What are your plans and those of the kernel team for Debian Wheezy?

Since 2.6.32 many of the used patches landed upstream or are on the way (speakup, Kbuild Debian specific targets, ..). The proper vfs based unionfs is something we’d be looking forward. We haven’t yet picked the next upstream release we will base Wheezy on, so currently we can happily jump to the most recent ones. There are plans for better interaction with Debian Installer thanks to generating our udebs properly in linux-2.6 source itself. Also we are looking forward to using git as tool of maintenance. We’d hope that this will also allow for even better cross distribution collaboration.

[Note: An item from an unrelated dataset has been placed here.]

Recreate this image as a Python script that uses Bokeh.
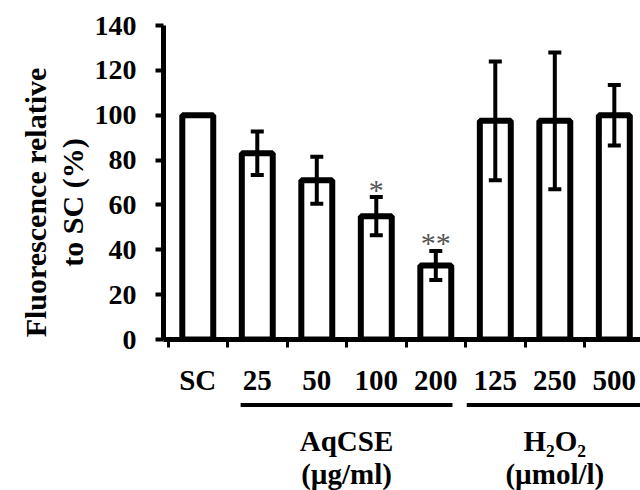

Concerning early userspace I plan to release an initramfs-tools with more generic userspace for the default case and finally also a klibc only for embedded or tuning cases.

What do you like most in Debian?

For one thing I do like the 2 year release cycle. It is not too long to have completely outdated software and on the other hand it gives enough time to really see huge progress from release to release. Also at my institute the software is is recent enough without too much admin overhead. For servers the three years support are a bit short, but on the manageable side.

I do enjoy a lot the testing distribution. For my personal use it is very stable and thus I mainly run testing on my desktop and work boxes. (Occasionally mixing in things from sid for unbreaking transition or newer security fixes).

Debian is independent and not a commercial entity. I think this is its main force and even more important these days. I enjoy using the Debian platform a lot at work thus in return this motivates me to contribute to Debian itself. I also like the fact that we strive for technical correctness.

Is there some recurrent problem that hinders the progress of Debian?

The “New Maintainer process” is a strange way to discourage people to contribute to Debian. It is particularly bureaucratic and a huge waste of time both for the applicant and his manager. It should be completely thrown overboard.

One needs a more scalable approach for trust and credibility that also enhances the technical knowledge for coding and packaging of the applicant.

NM is currently set in stone as any outside critics is automatically rejected. Young and energetic people are crucial for Debian and the long-term viability of the project, this is the reason why I’d consider the “New Maintainer process” as Debian’s biggest problem.

Note from Raphaël Hertzog: I must say I do not share this point of view on the New Maintainer process, I have witnessed lots of improvements lately thanks to the addition of the Debian Maintainer status, and to the fact that a good history of contribution can easily subsume the annoying Tasks & Skills questionnaire.

Another thing I miss is professional graphics’ input both for the desktop theme and the website. I know that effort has been done there lately and it is good to see movement there, but the end result is still lacking.

Another trouble of Debian is its marketing capabilities. It should learn to better sell itself. It is the distribution users want to run and use—not the rebranded copies of itself with lock-in “sugar”. Debian is about choice and it offers plenty of it: it is a great default Desktop.

Linus Torvalds doesn’t find Debian (and/or Ubuntu) a good platform to hack on the kernel. Do you know why and what can we do about this?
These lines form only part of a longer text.